For supercomputing vendors like Cray, building systems that can deliver linear performance scaling (“strong scaling”) on applications is one of their specialties. It involves not just high-end hardware, but high-end software as well. In this case, Cray, Microsoft and CSCS were able to demonstrate scaling to more than 1,000 GPUs on Piz Daint using an image recognition training application applied to the ImageNet database.
To achieve this, a multi-pronged approach was used. The team employed ResNet, a training model that provides a few shortcuts compared to a typical convolutional neural network; Microsoft’s Cognitive Toolkit, a deep learning framework that supports MPI; and Cray’s native implementation of MPI targeted to its high performance Aries network. The use of MPI was a critical element to achieving scalability, since the engineers were able to optimize the communication pattern across the XC50’s Aries network by tuning various MPI parameters. That enabled the training to execute in reasonable amount of time even on a neural network with 152 layers.
Another element that helped this effort is the relatively large amount of network bandwidth per processor, or in this case, coprocessor. The XC50 has a single GPU per node, which means the internode communication is not being overwhelmed by data from multiple graphics coprocessors on the server blade. Thanks to this high ratio of network bandwidth to GPUs, the powerful P100, and the high performance Aries network, the XC50 can offer a path to scale in a way that others can’t, claims Staveley.

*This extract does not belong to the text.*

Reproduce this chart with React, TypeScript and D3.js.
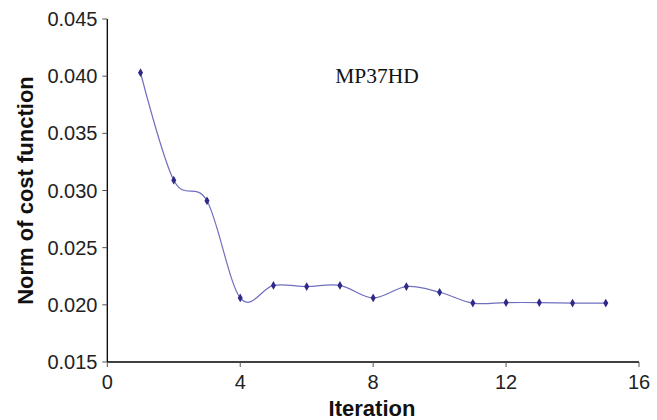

For Cray though, the bigger picture is that their customers are increasingly looking to add analytics and other data-intensive codes to their scientific workflows. Data analytics has been described as the “Fourth Paradigm” of science, the first three being empirical description, theoretical modeling, and computational simulation. Deep learning is just one instance of this latest paradigm, but one that has drawn signficant amount of attention to the fact that these applications are enabling a whole new set of capabilities for scientists and engineers.
Image: The Fourth Paradigm, Data-Intensive Scientific Discovery
Cray, or course, has built a successful business out of the third paradigm of computational simulation and is in the process of developing a portfolio for the fourth. The XC50 is just its latest offering in this area; CS-Storm, its accelerator-equipped cluster platform, and Urika-GX, a CPU-powered system for graph analytics, are the other platforms aimed at data-intensive work.
With the addition of the multi-faceted P100 hardware, the XC50 is able to provide a supercomputing platform for both traditional computational simulation and analytics based on neural networks. While that might seem like an esoteric type of flexibility, HPC users are starting to add these neural nets and other types of data-intensive applications to their standard technical and business workflows. “I really feel like we’re in that transition between the third and fourth paradigm,” says Staveley.
In fact, a few instances of workflows that fuse the third and fourth paradigms have started to appear. One of these is DeepChem, a drug discovery package that combines computational chemistry code with machine learning. The latter capability is used for geometry optimization for candidate drug molecules. Likewise, PGS, an oil & gas services company, employs machine learning for its reservoir imaging phase of seismic analysis. There has also been a good deal of interest in applying neural networks for weather forecasting, using image recognition to predict rainfall patterns, rather than relying entirely on computational models. Asset portfolio analysis is another area actively being explored for this combined workflow.
As it has done with computational modeling, Cray will stake out the high end of the analytics space. The good news here is that a significant chunk of this work, and especially the rapidly growing application set defined by neural networks, is as computationally demanding as traditional HPC workloads. When applications outrun conventional hardware, customers turn to vendors who can design around those limitations. That places differentiated HPC providers like Cray in an enviable position, especially if the company’s vision of a third/fourth paradigm fusion comes to pass. Time will tell.